Post: # 56813Unread post dmills
Wed Sep 16, 2020 8:14 am

Ain't that the truth!

And yea, tape at half speed would be about 6dB down in terms of the head output (Modulo the head bump moving), but all your metering will probably not, so I suspect 6db of gain was applied at the tape machine and the cutting level reduced by 6dB at the lathe input (Possibly even automatically in some cases).

Working this sort of thing thru in your head sometimes provides interesting insights into how the whole process works (In my case I was puzzling out how a limiter should react in a half speed environment for both velocity (Limit is on the cutting side) and acceleration (Limit is playback), as well as where in the chain at -6dB should be?
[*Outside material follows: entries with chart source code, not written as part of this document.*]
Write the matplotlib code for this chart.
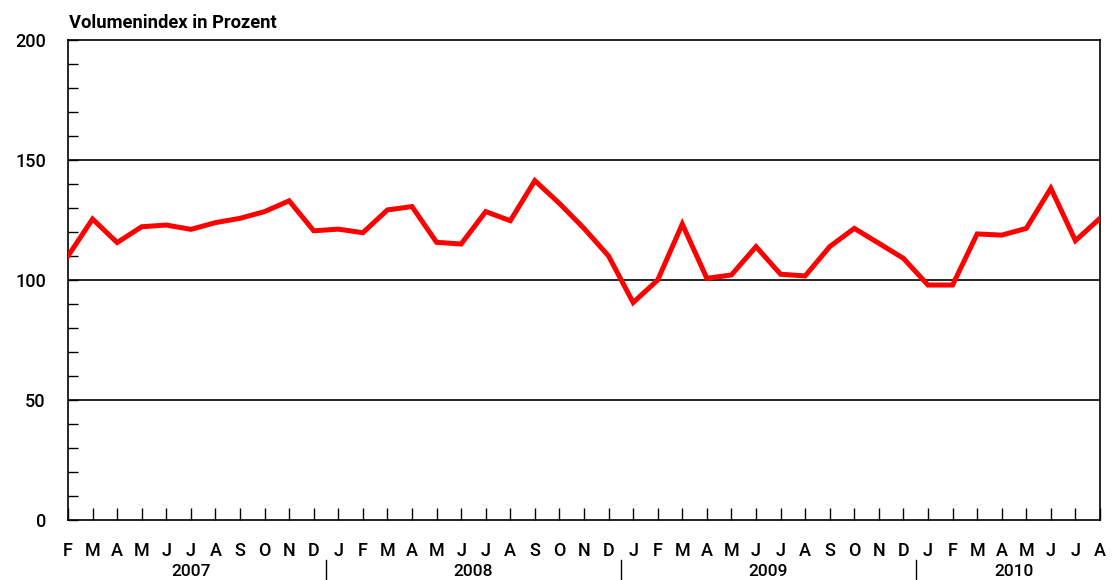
import matplotlib
matplotlib.use("Agg")
import matplotlib.pyplot as plt
import matplotlib.transforms as mtransforms

months = ["F", "M", "A", "M", "J", "J", "A", "S", "O", "N", "D",
          "J", "F", "M", "A", "M", "J", "J", "A", "S", "O", "N", "D",
          "J", "F", "M", "A", "M", "J", "J", "A", "S", "O", "N", "D",
          "J", "F", "M", "A", "M", "J", "J", "A"]
values = [110, 125.4, 115.6, 122.2, 122.9, 121.1, 123.9, 125.7, 128.5, 133, 120.5,
          121.2, 119.7, 129.2, 130.6, 115.7, 115, 128.5, 124.7, 141.4, 131.9, 121.5, 110,
          90.6, 100, 123.3, 100.7, 102.1, 113.9, 102.4, 101.7, 113.9, 121.5, 115.3, 109,
          97.9, 97.9, 119.2, 118.7, 121.5, 138.2, 116.4, 125.7]
years = ["2007", "2008", "2009", "2010"]
year_start = [0, 11, 23, 35]
year_end = [10, 22, 34, 42]
y_labels = ["0", "50", "100", "150", "200"]
y_label_vals = [0, 50, 100, 150, 200]
title = "Volumenindex in Prozent"

plt.rcParams['font.family'] = ['Roboto', 'DejaVu Sans']

W, H = 1112, 580
fig = plt.figure(figsize=(W / 100, H / 100), dpi=100)
ax = fig.add_axes([68 / W, 1 - 520 / H, (1100 - 68) / W, 480 / H])

x = list(range(len(values)))
ax.plot(x, values, color="#ff0000", lw=3.6, solid_joinstyle="miter", zorder=3)

ax.set_xlim(0, len(values) - 1)
ax.set_ylim(0, 200)

for v in [50, 100, 150]:
    ax.axhline(v, color="black", lw=1.2, zorder=2)

for s in ax.spines.values():
    s.set_linewidth(1.2)
    s.set_color("black")

ax.set_yticks(y_label_vals)
ax.set_yticklabels(y_labels)
ax.set_yticks(range(0, 201, 10), minor=True)
ax.tick_params(axis="y", which="both", direction="in", length=7, width=1.0,
               pad=16, labelsize=13)
for t in ax.get_yticklabels():
    t.set_fontweight("medium")

ax.set_xticks(x)
ax.set_xticklabels(months)
ax.tick_params(axis="x", which="major", direction="in", length=9, width=1.0,
               pad=16, labelsize=13)
for t in ax.get_xticklabels():
    t.set_fontweight("medium")

trans = mtransforms.blended_transform_factory(ax.transData, ax.transAxes)
for yr, s, e in zip(years, year_start, year_end):
    ax.text((s + e) / 2, -0.108, yr, transform=trans, ha="center", va="center",
            fontsize=12.5, fontweight="medium", clip_on=False)
for e in year_end[:-1]:
    ax.plot([e + 0.5, e + 0.5], [-0.083, -0.125], transform=trans, color="black",
            lw=1.0, clip_on=False)

fig.text(69 / W, 1 - 28 / H, title, ha="left", va="baseline", fontsize=13.2,
         fontweight="bold")

fig.savefig("out.png", dpi=100)
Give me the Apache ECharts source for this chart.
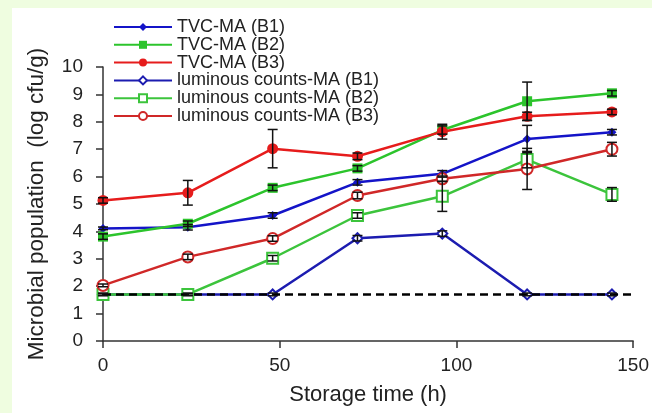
<!DOCTYPE html>
<html>
<head>
<meta charset="utf-8">
<script src="https://cdn.jsdelivr.net/npm/echarts@6/dist/echarts.min.js"></script>
<style>
html,body{margin:0;padding:0;background:#effde0;}
#chart{width:652px;height:413px;}
</style>
</head>
<body>
<div id="chart"></div>
<script>
// ---- data ----
const times = [0, 24, 48, 72, 96, 120, 144];
const seriesNames = ['TVC-MA (B1)', 'TVC-MA (B2)', 'TVC-MA (B3)',
  'luminous counts-MA (B1)', 'luminous counts-MA (B2)', 'luminous counts-MA (B3)'];
const tvcB1 = [4.11, 4.15, 4.58, 5.79, 6.1, 7.37, 7.62];
const tvcB2 = [3.81, 4.28, 5.59, 6.3, 7.7, 8.75, 9.04];
const tvcB3 = [5.13, 5.41, 7.02, 6.74, 7.64, 8.2, 8.36];
const lumB1 = [1.7, 1.7, 1.7, 3.75, 3.92, 1.7, 1.7];
const lumB2 = [1.7, 1.7, 3.02, 4.58, 5.28, 6.62, 5.35];
const lumB3 = [2.03, 3.07, 3.74, 5.31, 5.92, 6.28, 7.0];
const tvcB1Err = [0.05, 0.1, 0.1, 0.1, 0.12, 0.5, 0.1];
const tvcB2Err = [0.1, 0.1, 0.1, 0.1, 0.15, 0.7, 0.1];
const tvcB3Err = [0.1, 0.45, 0.7, 0.12, 0.27, 0.15, 0.1];
const lumB1Err = [0.03, 0.03, 0.05, 0.1, 0.1, 0.05, 0.05];
const lumB2Err = [0.05, 0.05, 0.1, 0.1, 0.55, 0.3, 0.25];
const lumB3Err = [0.05, 0.1, 0.1, 0.12, 0.1, 0.75, 0.25];
const detectionLimit = 1.7;
const limitRange = [0, 150];
const xTicks = [0, 50, 100, 150];
const yTicks = [0, 1, 2, 3, 4, 5, 6, 7, 8, 9, 10];

// ---- styles ----
const values = [tvcB1, tvcB2, tvcB3, lumB1, lumB2, lumB3];
const errs = [tvcB1Err, tvcB2Err, tvcB3Err, lumB1Err, lumB2Err, lumB3Err];
const colors = ['#1414c8', '#2cc42c', '#e61c1c', '#1c1cb0', '#3cc43c', '#d02828'];
const symbols = ['diamond', 'rect', 'circle', 'emptyDiamond', 'emptyRect', 'emptyCircle'];
const sizes = [9, 10, 11, 10, 11, 11];
const FONT = '"Liberation Sans", Arial, sans-serif';

const lineSeries = values.map((v, i) => ({
  name: seriesNames[i],
  type: 'line',
  data: times.map((t, j) => [t, v[j]]),
  symbol: symbols[i],
  symbolSize: sizes[i],
  showAllSymbol: true,
  lineStyle: { color: colors[i], width: 2.5 },
  itemStyle: { color: colors[i], borderColor: colors[i], borderWidth: i >= 3 ? 1.5 : 0 },
  z: 3
}));

const errData = [];
values.forEach((v, i) => {
  times.forEach((t, j) => { errData.push([t, v[j], errs[i][j]]); });
});

const errorSeries = {
  type: 'custom',
  name: 'err',
  data: errData,
  z: 5,
  silent: true,
  renderItem: function (params, api) {
    const x = api.value(0), y = api.value(1), e = api.value(2);
    const p1 = api.coord([x, y + e]);
    const p2 = api.coord([x, y - e]);
    const hw = 5;
    const style = { stroke: '#111', lineWidth: 1.5 };
    return {
      type: 'group',
      children: [
        { type: 'line', shape: { x1: p1[0], y1: p1[1], x2: p2[0], y2: p2[1] }, style: style },
        { type: 'line', shape: { x1: p1[0] - hw, y1: p1[1], x2: p1[0] + hw, y2: p1[1] }, style: style },
        { type: 'line', shape: { x1: p2[0] - hw, y1: p2[1], x2: p2[0] + hw, y2: p2[1] }, style: style }
      ]
    };
  }
};

const limitSeries = {
  type: 'line',
  name: 'limit',
  data: limitRange.map(x => [x, detectionLimit]),
  symbol: 'none',
  lineStyle: { color: '#000', width: 2.5, type: [8, 5] },
  z: 4,
  silent: true
};

const chart = echarts.init(document.getElementById('chart'), null, { renderer: 'canvas' });
chart.setOption({
  backgroundColor: '#effde0',
  animation: false,
  graphic: [{
    type: 'rect', left: 12, top: 8, z: -10,
    shape: { width: 640, height: 405 },
    style: { fill: '#ffffff' }
  }],
  grid: { left: 103, right: 12, top: 67, bottom: 72, containLabel: false },
  legend: {
    data: seriesNames,
    orient: 'vertical',
    left: 108,
    top: 13,
    itemWidth: 58,
    itemHeight: 10,
    itemGap: -0.2,
    textStyle: { fontFamily: FONT, fontSize: 18, color: '#222', lineHeight: 14 }
  },
  xAxis: {
    type: 'value',
    min: xTicks[0], max: xTicks[xTicks.length - 1], interval: 50,
    name: 'Storage time (h)',
    nameLocation: 'middle',
    nameGap: 43,
    nameTextStyle: { fontFamily: FONT, fontSize: 22, color: '#222' },
    axisLine: { lineStyle: { color: '#333', width: 1.5 } },
    axisTick: { length: 7, lineStyle: { color: '#333', width: 1.5 } },
    axisLabel: { fontFamily: FONT, fontSize: 19, color: '#222', margin: 15 },
    splitLine: { show: false }
  },
  yAxis: {
    type: 'value',
    min: yTicks[0], max: yTicks[yTicks.length - 1], interval: 1,
    name: 'Microbial population  (log cfu/g)',
    nameLocation: 'middle',
    nameGap: 55,
    nameTextStyle: { fontFamily: FONT, fontSize: 22.5, color: '#222' },
    axisLine: { show: true, lineStyle: { color: '#333', width: 1.5 } },
    axisTick: { show: true, length: 7, lineStyle: { color: '#333', width: 1.5 } },
    axisLabel: { fontFamily: FONT, fontSize: 19, color: '#222', margin: 20 },
    splitLine: { show: false }
  },
  series: [limitSeries].concat(lineSeries).concat([errorSeries])
});
</script>
</body>
</html>
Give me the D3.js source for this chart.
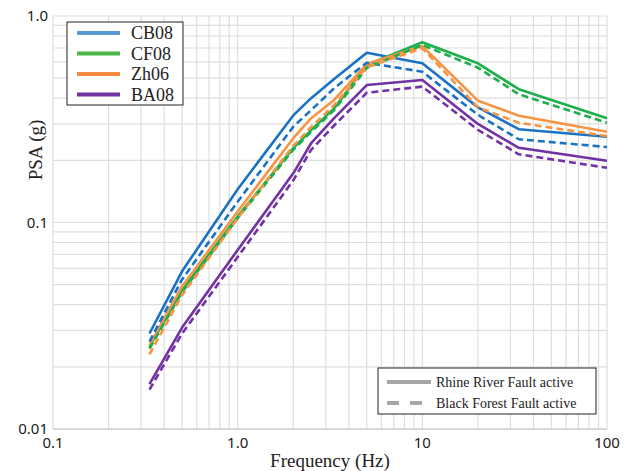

Assume a limiter with fixed differentiation time constants (Because that is probably the way to play).
The velocity limit is clearly 6dB lower because 'half speed' as is the acceleration limit (because the acceleration will double when you play back at full speed), but where then the 6dB for the changed time constants in the IRIAA?
Switching in a -6dB pad in the IRIAA network would make the Input level to that stage independent of half speed in terms of groove amplitude, and would this actually make the limiter independent of half speed mode as well?
Does doing that make the limiter threshold solely a function of PLAYBACK speed and cutting diameter then? Feels wrong somehow?

This stuff gives the grey matter a workout.